Adding insult to injury is the return of Amaken – which of course means the blissful return of the great Yamaguchi Kappei. Amaken seems to delight in rubbing salt in the new Sukeroku’s wounds, and as a rakugo commentator in the press he’s in a position to do serious damage. He is right, though, that Yotarou is in a real bind – caught between the rakugo of his namesake and his mentor. It is indeed the dilemma of a student of a great master – imitation carries one only so far, and now the young Sukeroku has to find his own rakugo. But his confidence is shattered and his mind is scattered, and it even manifests on stage – in trembling, fidgeting, fast-talking and even a desperation strip to the waist to show off his carp.
Meanwhile, Konatsu is groaning under the weight of her own burden – motherhood without an actual husband, lingering resentment towards Yakumo, uncertainty about Yotarou. For his part Yakumo is struggling under the greatest burdens of all – encroaching old age and a weariness of life itself. He’s not kidding when he says he’s been waiting for Konatsu to follow through on her threat to kill him – no matter how much she blames him for the death of her parents, Yakumo surely blames himself more. He’s cut back on his duties as president of the rakugo association, betraying perhaps that there may be some truth to Hii-kun’s claim that Yakumo intends to take rakugo to the grave with him. And his lessened duties have not relieved his stress, as he’s now at home more to deal with Konatsu and her baby boy.

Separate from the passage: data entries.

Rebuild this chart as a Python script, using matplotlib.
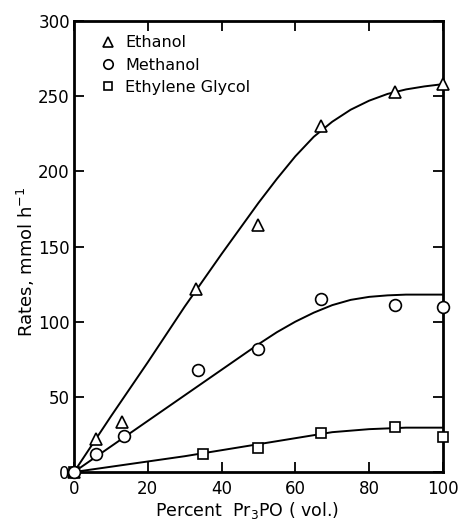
import matplotlib
matplotlib.use("Agg")
import matplotlib.pyplot as plt

plt.rcParams["font.family"] = ["DejaVu Sans"]

# measured points
eth_x = [0, 6, 13, 33, 50, 67, 87, 100]
eth_y = [0, 22, 33, 122, 164, 230, 253, 258]
meth_x = [0, 6, 13.5, 33.5, 50, 67, 87, 100]
meth_y = [0, 12, 24, 68, 82, 115, 111, 110]
eg_x = [0, 35, 50, 67, 87, 100]
eg_y = [0, 12, 16, 26, 30, 23.5]

# hand drawn curves
eth_cx = [0, 10, 20, 30, 40, 50, 55, 60, 65, 70, 75, 80, 85, 90, 95, 100]
eth_cy = [0, 37, 73, 110, 145, 179, 195, 210, 223, 233, 241, 247, 251.5, 254.5, 256.5, 258]
meth_cx = [0, 10, 20, 30, 40, 50, 55, 60, 65, 70, 75, 80, 85, 90, 95, 100]
meth_cy = [0, 17, 34, 51, 68, 85, 93, 100, 106, 111, 114.5, 116.5, 117.5, 118, 118, 118]
eg_cx = [0, 10, 20, 30, 40, 50, 60, 70, 80, 90, 100]
eg_cy = [0, 3.5, 7, 10.5, 14.5, 18.5, 22.5, 26.5, 28.5, 29.5, 29.5]

fig = plt.figure(figsize=(4.58, 5.2), dpi=100)
ax = fig.add_axes([0.1616, 0.0923, 0.8054, 0.8673])

ax.plot(eth_cx, eth_cy, color="black", lw=1.4, clip_on=False)
ax.plot(meth_cx, meth_cy, color="black", lw=1.4, clip_on=False)
ax.plot(eg_cx, eg_cy, color="black", lw=1.4, clip_on=False)

mk = dict(linestyle="none", mfc="white", mec="black", mew=1.2, clip_on=False, zorder=3)
ax.plot(eth_x, eth_y, marker="^", ms=8.5, label="Ethanol", **mk)
ax.plot(eg_x, eg_y, marker="s", ms=7, label="Ethylene Glycol", **mk)
ax.plot(meth_x, meth_y, marker="o", ms=8.5, label="Methanol", **mk)

ax.set_xlim(0, 100)
ax.set_ylim(0, 300)
ax.set_xticks(range(0, 101, 20))
ax.set_yticks(range(0, 301, 50))
ax.tick_params(direction="in", top=True, right=True, length=7, width=1.3,
               labelsize=12)
ax.tick_params(axis="x", pad=6)
ax.tick_params(axis="y", pad=3)
for s in ax.spines.values():
    s.set_linewidth(2)

ax.set_xlabel("Percent  Pr$_3$PO ( vol.)", fontsize=12.5)
ax.set_ylabel("Rates, mmol h$^{-1}$", fontsize=13)
ax.xaxis.set_label_coords(0.47, -0.062)
ax.yaxis.set_label_coords(-0.1, 0.466)

h, l = ax.get_legend_handles_labels()
order = [0, 2, 1]
leg = ax.legend([h[i] for i in order], [l[i] for i in order], loc="upper left",
                frameon=False, fontsize=11.5, handletextpad=0.35,
                borderaxespad=0.5, labelspacing=0.45, markerscale=0.8,
                handlelength=1.5, bbox_to_anchor=(0.02, 1.0))

fig.savefig("out.png", dpi=100)
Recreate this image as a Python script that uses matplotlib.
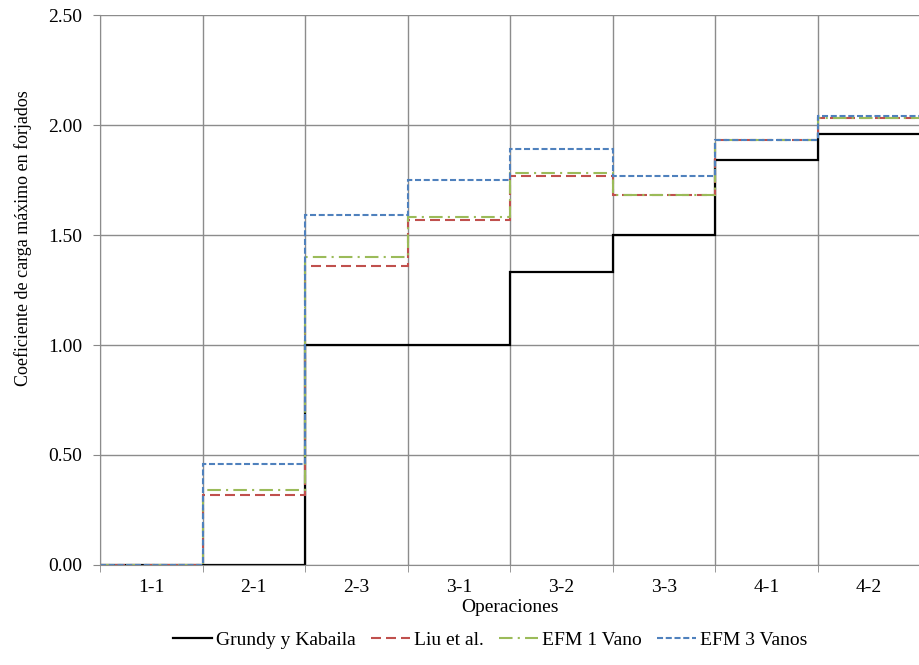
import numpy as np
import matplotlib
matplotlib.use("Agg")
import matplotlib.pyplot as plt

# =============================================================================
# Data
# =============================================================================
operaciones = ['1-1', '2-1', '2-3', '3-1', '3-2', '3-3', '4-1', '4-2']
grundy = [0.00, 0.00, 1.00, 1.00, 1.33, 1.50, 1.84, 1.96]
liu = [0.00, 0.32, 1.36, 1.57, 1.77, 1.68, 1.93, 2.03]
efm1 = [0.00, 0.34, 1.40, 1.58, 1.78, 1.68, 1.93, 2.03]
efm3 = [0.00, 0.46, 1.59, 1.75, 1.89, 1.77, 1.93, 2.04]

# =============================================================================
# Plot
# =============================================================================
plt.rcParams['font.family'] = ['Liberation Serif', 'DejaVu Serif']
plt.rcParams['font.size'] = 14

fig = plt.figure(figsize=(9.2, 6.65), dpi=100)
ax = fig.add_axes([0.1087, 0.1504, 0.8913, 0.8270])

edges = np.arange(len(operaciones) + 1)
ax.stairs(grundy, edges, color='black', lw=1.6, label='Grundy y Kabaila', baseline=None)
ax.stairs(liu, edges, color='#C0504D', lw=1.5, ls=(0, (4.8, 2.4)), label='Liu et al.', baseline=None)
ax.stairs(efm1, edges, color='#9BBB59', lw=1.5, ls=(0, (6.5, 2.5, 1, 2.5)), label='EFM 1 Vano', baseline=None)
ax.stairs(efm3, edges, color='#4F81BD', lw=1.5, ls=(0, (2.9, 1.3)), label='EFM 3 Vanos', baseline=None)

ax.set_xlim(0, 7.91)
ax.set_ylim(0, 2.5)
yt = np.arange(0, 2.51, 0.5)
ax.set_yticks(yt)
ax.set_yticklabels(['%.2f' % v for v in yt])
ax.set_xticks(edges[:-1] + 0.5)
ax.set_xticklabels(operaciones)
ax.set_xticks(edges, minor=True)
ax.tick_params(axis='x', which='major', length=0, pad=10)
ax.tick_params(axis='x', which='minor', length=5, color='#888888')
ax.tick_params(axis='y', length=5, color='#888888', pad=8)

ax.grid(True, which='minor', axis='x', color='#8c8c8c', lw=1)
ax.grid(True, which='major', axis='y', color='#8c8c8c', lw=1)
ax.set_axisbelow(True)
for s in ['top', 'right']:
    ax.spines[s].set_visible(False)
ax.spines['left'].set_color('#8c8c8c')
ax.spines['bottom'].set_color('#8c8c8c')

ax.set_xlabel('Operaciones', labelpad=2)
ax.set_ylabel('Coeficiente de carga máximo en forjados', fontsize=13)
ax.yaxis.set_label_coords(-0.083, 0.595)

ax.legend(loc='center', bbox_to_anchor=(0.476, -0.136), ncol=4, frameon=False,
          handlelength=2.0, handletextpad=0.2, columnspacing=0.8)

fig.savefig('out.png', dpi=100)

Of all the relationships among the living in Showa Genroku, that between Yakumo and Konatsu may be the most complex. The opposite of love is not hate but indifference, and there’s much passion in both. Konatsu admires the old man’s rakugo (she states her horror at the idea her son would never see Yakumo perform as her reason to spare him) , and surely feels conflicted emotions about the man himself – he raised her, after all. Somehow, miraculously, the little boy himself possesses a bright and happy temperament – he might perhaps be the key to unlocking everyone’s heart, in the end. Whoever his father is the boy has both the face and personality of his grandfather – and if there’s anything Konatsu and Yakumo agree on it’s their love for him. As with rakugo, though, we’re left with the question – just where does Yotarou fit in?